Aos fins de semana, famílias que vão à missa costumam encher dois restaurantes de cozinha ucraniana próximos à igreja. O fim de tarde quieto num deles foi interrompido por ruidosos jovens, todos funcionários de uma empresa que faz negócios com comerciantes ucranianos.

Jennifer Lee, na cabeceira de uma longa mesa, diz não haver ucranianos no grupo, que nunca esteve naquele local antes. "Escolhemos o restaurante para demonstrar solidariedade aos nossos parceiros", disse ela, enquanto os colegas pediam doses de vodca ucraniana feita com raiz-forte e estudavam o menu com pratos típicos como varenike, um bolinho de massa, e borsch, uma sopa de beterraba.

Mas a principal atração da Pequena Ucrânia continua a ser o venerado Veselka, na Segunda Avenida com a rua 9, inaugurado nos anos 1950. A fila na calçada é longa. Enquanto esperam, estranhos conversam —não sobre o menu, mas sobre a guerra.

O local é um lendário ponto de encontro de boêmios e seu menu é tão cobiçado que, numa cena da última temporada da série "Billions", um personagem promete mandar buscar petiscos de massas no Veselka para seus corretores virarem a noite trabalhando.

O restaurante é operado pela mesma família há três gerações. O atual proprietário, Jason Bichard, é cidadão ucraniano, assim como muitos dos empregados, que usam o local para coordenar doações para famílias afetadas, dentro e fora da Ucrânia.

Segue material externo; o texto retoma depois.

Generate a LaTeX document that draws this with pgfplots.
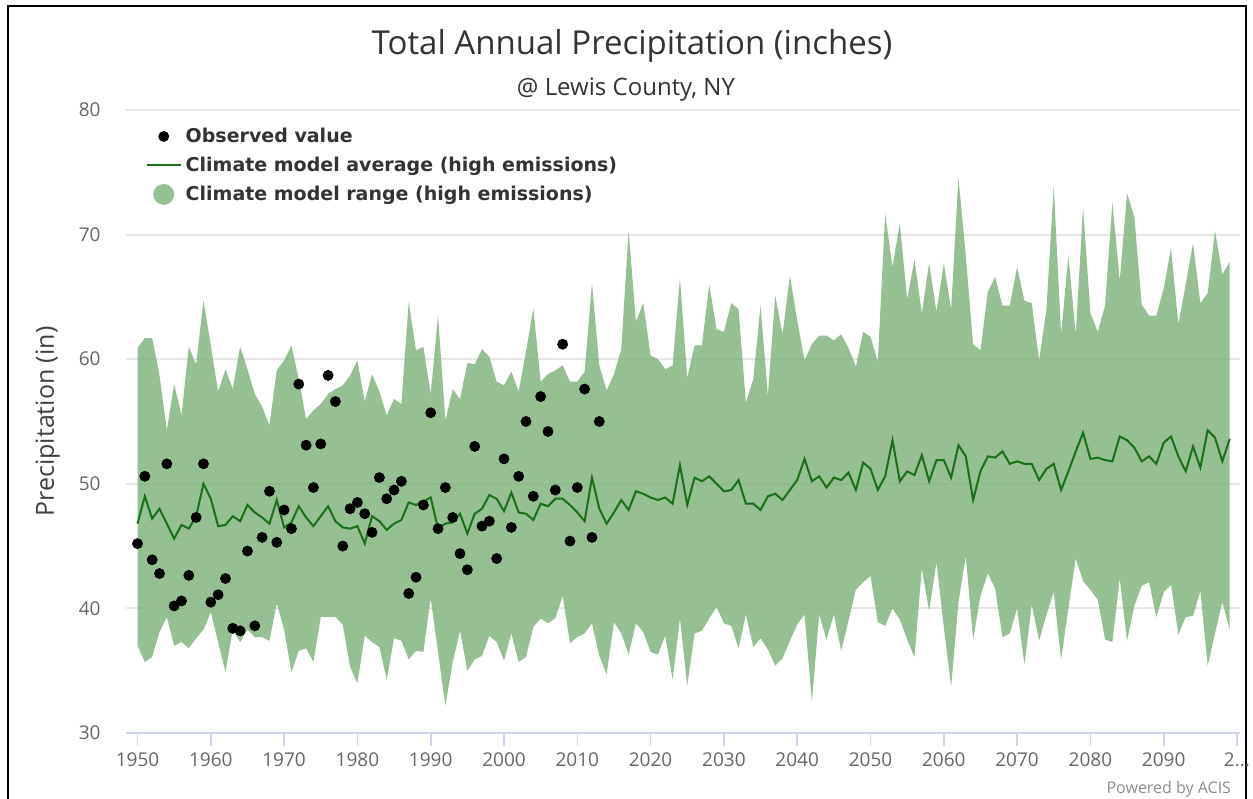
\documentclass[border=0pt]{standalone}
\usepackage{fontspec}
\setmainfont{Open Sans}
\newfontfamily\legfont{DejaVu Sans}
\usepackage{pgfplots}
\pgfplotsset{compat=1.18}
\usepackage{pgfplotstable}
\definecolor{gridc}{RGB}{230,230,230}
\definecolor{axisc}{RGB}{204,214,235}
\definecolor{tickc}{RGB}{102,102,102}
\definecolor{titlec}{RGB}{51,51,51}
\definecolor{avgc}{RGB}{25,112,25}
\definecolor{rangec}{RGB}{124,175,121}
\definecolor{legrange}{RGB}{150,191,148}

% model average
\pgfplotstableread{
year avg
1950 46.8
1951 49.0
1952 47.2
1953 48.0
1954 46.8
1955 45.6
1956 46.7
1957 46.4
1958 47.4
1959 50.0
1960 48.8
1961 46.6
1962 46.7
1963 47.4
1964 47.0
1965 48.3
1966 47.7
1967 47.3
1968 46.8
1969 48.7
1970 46.5
1971 46.9
1972 48.2
1973 47.3
1974 46.6
1975 47.4
1976 48.2
1977 47.0
1978 46.5
1979 46.4
1980 46.6
1981 45.2
1982 47.4
1983 47.0
1984 46.3
1985 46.8
1986 47.1
1987 48.5
1988 48.3
1989 48.6
1990 48.9
1991 46.4
1992 46.8
1993 46.9
1994 47.6
1995 46.0
1996 47.6
1997 48.0
1998 49.1
1999 48.8
2000 47.8
2001 49.3
2002 47.7
2003 47.6
2004 47.1
2005 48.4
2006 48.2
2007 48.8
2008 48.8
2009 48.3
2010 47.7
2011 47.0
2012 50.5
2013 48.0
2014 46.8
2015 47.7
2016 48.7
2017 47.9
2018 49.4
2019 49.2
2020 48.9
2021 48.7
2022 48.9
2023 48.4
2024 51.5
2025 48.3
2026 50.5
2027 50.2
2028 50.6
2029 50.0
2030 49.4
2031 49.5
2032 50.3
2033 48.4
2034 48.4
2035 47.9
2036 49.0
2037 49.2
2038 48.7
2039 49.5
2040 50.3
2041 52.0
2042 50.2
2043 50.6
2044 49.7
2045 50.5
2046 50.3
2047 50.9
2048 49.5
2049 51.7
2050 51.2
2051 49.5
2052 50.6
2053 53.5
2054 50.2
2055 51.0
2056 50.7
2057 52.3
2058 50.2
2059 51.9
2060 51.9
2061 50.5
2062 53.1
2063 52.2
2064 48.7
2065 51.0
2066 52.2
2067 52.1
2068 52.6
2069 51.6
2070 51.8
2071 51.6
2072 51.6
2073 50.3
2074 51.2
2075 51.6
2076 49.5
2077 51.0
2078 52.6
2079 54.1
2080 52.0
2081 52.1
2082 51.9
2083 51.8
2084 53.8
2085 53.5
2086 52.9
2087 51.8
2088 52.2
2089 51.6
2090 53.3
2091 53.8
2092 52.2
2093 51.0
2094 53.0
2095 51.3
2096 54.3
2097 53.7
2098 51.8
2099 53.6
}\avgtab

% model range: upper bound 1950->2099, then lower bound 2099->1950
\pgfplotstableread{
year val
1950 60.9
1951 61.7
1952 61.7
1953 58.7
1954 54.3
1955 58.0
1956 55.5
1957 61.0
1958 59.6
1959 64.7
1960 61.1
1961 57.4
1962 59.2
1963 57.6
1964 61.0
1965 59.2
1966 57.2
1967 56.2
1968 54.7
1969 59.1
1970 59.9
1971 61.1
1972 58.4
1973 55.2
1974 55.9
1975 56.4
1976 57.2
1977 57.6
1978 57.9
1979 58.7
1980 59.9
1981 56.6
1982 58.8
1983 57.4
1984 55.5
1985 56.8
1986 56.4
1987 64.6
1988 60.7
1989 61.0
1990 57.2
1991 63.5
1992 55.1
1993 57.6
1994 56.8
1995 59.7
1996 59.6
1997 60.8
1998 60.2
1999 58.2
2000 57.9
2001 59.0
2002 57.4
2003 60.6
2004 64.1
2005 58.2
2006 58.8
2007 59.1
2008 59.5
2009 58.2
2010 58.2
2011 59.0
2012 66.1
2013 59.5
2014 57.5
2015 58.8
2016 60.8
2017 70.3
2018 63.0
2019 64.5
2020 60.3
2021 60.0
2022 59.2
2023 59.5
2024 66.5
2025 58.5
2026 61.1
2027 61.1
2028 66.0
2029 62.4
2030 62.2
2031 64.5
2032 64.0
2033 56.5
2034 58.4
2035 64.3
2036 57.1
2037 65.1
2038 62.0
2039 66.7
2040 63.1
2041 59.9
2042 61.2
2043 61.9
2044 61.9
2045 61.5
2046 62.0
2047 60.9
2048 59.4
2049 62.2
2050 61.8
2051 59.8
2052 71.7
2053 67.4
2054 70.9
2055 64.8
2056 68.0
2057 63.7
2058 67.7
2059 63.8
2060 67.7
2061 64.0
2062 74.6
2063 68.3
2064 61.2
2065 60.7
2066 65.4
2067 66.6
2068 64.3
2069 64.3
2070 67.4
2071 64.7
2072 64.5
2073 59.9
2074 64.0
2075 73.9
2076 62.0
2077 68.3
2078 62.0
2079 72.2
2080 63.7
2081 62.2
2082 64.3
2083 72.6
2084 66.3
2085 73.3
2086 71.4
2087 64.4
2088 63.5
2089 63.5
2090 65.7
2091 68.9
2092 62.8
2093 66.0
2094 69.3
2095 64.5
2096 65.3
2097 70.3
2098 66.8
2099 67.8
2099 38.3
2098 40.5
2097 38.0
2096 35.4
2095 41.4
2094 39.4
2093 39.3
2092 37.9
2091 41.9
2090 41.3
2089 39.3
2088 42.1
2087 41.8
2086 40.2
2085 37.4
2084 42.4
2083 37.3
2082 37.5
2081 40.7
2080 41.5
2079 42.2
2078 44.0
2077 40.0
2076 35.9
2075 41.3
2074 39.5
2073 37.4
2072 40.3
2071 35.5
2070 40.0
2069 38.0
2068 37.7
2067 41.6
2066 42.8
2065 41.0
2064 37.5
2063 44.2
2062 40.5
2061 33.7
2060 38.5
2059 43.7
2058 39.8
2057 43.2
2056 36.1
2055 37.5
2054 39.1
2053 40.0
2052 38.6
2051 38.9
2050 42.6
2049 42.1
2048 41.5
2047 39.0
2046 36.6
2045 39.5
2044 37.5
2043 39.5
2042 32.5
2041 39.5
2040 38.7
2039 37.4
2038 36.0
2037 35.4
2036 36.7
2035 37.6
2034 36.9
2033 39.5
2032 36.8
2031 38.6
2030 38.8
2029 40.1
2028 39.2
2027 38.2
2026 38.0
2025 33.8
2024 39.2
2023 34.3
2022 37.8
2021 36.3
2020 36.5
2019 38.1
2018 38.8
2017 36.3
2016 38.0
2015 38.9
2014 34.7
2013 36.2
2012 38.8
2011 38.0
2010 37.7
2009 37.2
2008 41.0
2007 39.2
2006 38.8
2005 39.2
2004 38.5
2003 36.1
2002 35.7
2001 38.0
2000 35.8
1999 37.3
1998 37.8
1997 36.2
1996 35.9
1995 35.0
1994 38.2
1993 35.7
1992 32.2
1991 36.5
1990 40.8
1989 36.5
1988 36.6
1987 35.9
1986 37.4
1985 37.6
1984 34.3
1983 36.9
1982 37.3
1981 37.8
1980 34.0
1979 35.3
1978 38.7
1977 39.3
1976 39.3
1975 39.3
1974 35.7
1973 36.8
1972 36.6
1971 34.9
1970 38.3
1969 40.4
1968 37.4
1967 37.7
1966 37.7
1965 38.3
1964 37.3
1963 38.3
1962 34.9
1961 37.3
1960 39.7
1959 38.3
1958 37.6
1957 36.8
1956 37.3
1955 37.0
1954 39.3
1953 38.1
1952 36.1
1951 35.7
1950 37.0
}\bandtab

\pgfplotstableread{
year obs
1950 45.2
1951 50.6
1952 43.9
1953 42.8
1954 51.6
1955 40.2
1956 40.6
1957 42.65
1958 47.3
1959 51.6
1960 40.5
1961 41.1
1962 42.4
1963 38.4
1964 38.2
1965 44.6
1966 38.6
1967 45.7
1968 49.4
1969 45.3
1970 47.9
1971 46.4
1972 58.0
1973 53.1
1974 49.7
1975 53.2
1976 58.7
1977 56.6
1978 45.0
1979 48.0
1980 48.5
1981 47.6
1982 46.1
1983 50.5
1984 48.8
1985 49.5
1986 50.2
1987 41.2
1988 42.5
1989 48.3
1990 55.7
1991 46.4
1992 49.7
1993 47.3
1994 44.4
1995 43.1
1996 53.0
1997 46.6
1998 47.0
1999 44.0
2000 52.0
2001 46.5
2002 50.6
2003 55.0
2004 49.0
2005 57.0
2006 54.2
2007 49.5
2008 61.2
2009 45.4
2010 49.7
2011 57.6
2012 45.7
2013 55.0
}\obs

\begin{document}
\begin{tikzpicture}
\path[use as bounding box] (0,0) rectangle (626.5bp,399.5bp);
\draw[line width=1.3bp, black] (4bp,0) -- (4bp,396.5bp) -- (623bp,396.5bp) -- (623bp,0);
\node[anchor=base, text=titlec, font=\fontsize{16.5bp}{19bp}\selectfont] at (316bp,372bp) {Total Annual Precipitation (inches)};
\node[anchor=base, text=titlec, font=\fontsize{12bp}{14bp}\selectfont] at (313bp,351.5bp) {@ Lewis County, NY};
\node[anchor=base east, text=black!45, font=\fontsize{8bp}{10bp}\selectfont] at (619bp,3bp) {Powered by ACIS};
\begin{axis}[
  at={(63bp,33bp)}, anchor=south west,
  width=557bp, height=311.5bp, scale only axis,
  xmin=1948.43, xmax=2100.41, ymin=30, ymax=80,
  axis x line*=bottom, axis y line*=left,
  x axis line style={-, color=axisc, line width=1bp},
  y axis line style={draw=none},
  xtick={1950,1960,1970,1980,1990,2000,2010,2020,2030,2040,2050,2060,2070,2080,2090,2100},
  xticklabels={1950,1960,1970,1980,1990,2000,2010,2020,2030,2040,2050,2060,2070,2080,2090,{2{.}{.}{.}}},
  ytick={30,40,50,60,70,80},
  tick align=outside,
  major tick length=6.5bp,
  xtick style={color=axisc, line width=0.8bp},
  ytick style={draw=none},
  ymajorgrids, grid style={color=gridc, line width=1bp},
  /pgf/number format/assume math mode=true,
  tick label style={text=tickc, font=\fontsize{9.5bp}{11bp}\selectfont},
  xticklabel style={inner sep=0pt, anchor=north, yshift=-3bp},
  yticklabel style={inner sep=0pt, anchor=east, xshift=-6bp},
  ylabel={Precipitation (in)},
  ylabel shift=6bp,
  ylabel style={text=black!75, font=\fontsize{12.5bp}{14bp}\selectfont},
  legend cell align=left,
  legend style={at={(0.012,0.985)}, anchor=north west, draw=none, fill=none,
    font=\legfont\bfseries\fontsize{9.5bp}{11bp}\selectfont, text=titlec,
    row sep=1.8bp},
]
\addlegendimage{only marks, mark=*, mark size=2.5bp, black}
\addlegendentry{Observed value}
\addlegendimage{avgc, line width=1bp}
\addlegendentry{Climate model average (high emissions)}
\addlegendimage{only marks, mark=*, mark size=5bp, legrange, draw=legrange}
\addlegendentry{Climate model range (high emissions)}

\addplot[fill=rangec, fill opacity=0.8, draw=none, forget plot] table[x=year, y=val] {\bandtab} -- cycle;
\addplot[avgc, line width=1bp, forget plot] table[x=year, y=avg] {\avgtab};
\addplot[only marks, mark=*, mark size=2.5bp, black, forget plot] table[x=year, y=obs] {\obs};
\end{axis}
\end{tikzpicture}
\end{document}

Perto dali, o açougue ucraniano está próximo do horário de fechar, mas o gerente deixa a reportagem entrar. Ele mal consegue conter a indignação com a invasão russa, mas não quer dar seu nome ou identificar outros empregados, cujas famílias estão na linha de fogo das tropas russas. Pede apenas que a imprensa conte a verdade sobre a invasão.

Do outro lado do rio Hudson, que separa os estados de Nova York e de Nova Jersey, o jornalista Andrew Ninka atende a Folha por telefone, três dias depois de conseguir escapar da Ucrânia, pela Polônia.

Ele é o editor-chefe de duas das mais antigas publicações ucranianas nos EUA, o Svoboda, fundado em 1893, e o semanário Ukrainian Weekly, publicado desde 1933. Nova Jersey tem a segunda maior população de origem ucraniana desta região, calculada em mais de 70 mil.

Ninka nasceu nos Estados Unidos, mas morou na Ucrânia, onde cobriu a Revolução Laranja em 2005. Ele diz que sua pequena Redação está tentando identificar e listar organizações confiáveis para fazer com que a ajuda financeira e humanitária chegue, de fato, a quem precisa. A angústia de Ninka é visível quando explica que foi convencido pelos parentes a sair logo que os bombardeios começaram.

"Levaram-me de Lviv até a fronteira. Passei 24 horas em pé e vi cenas de caos que não vou esquecer."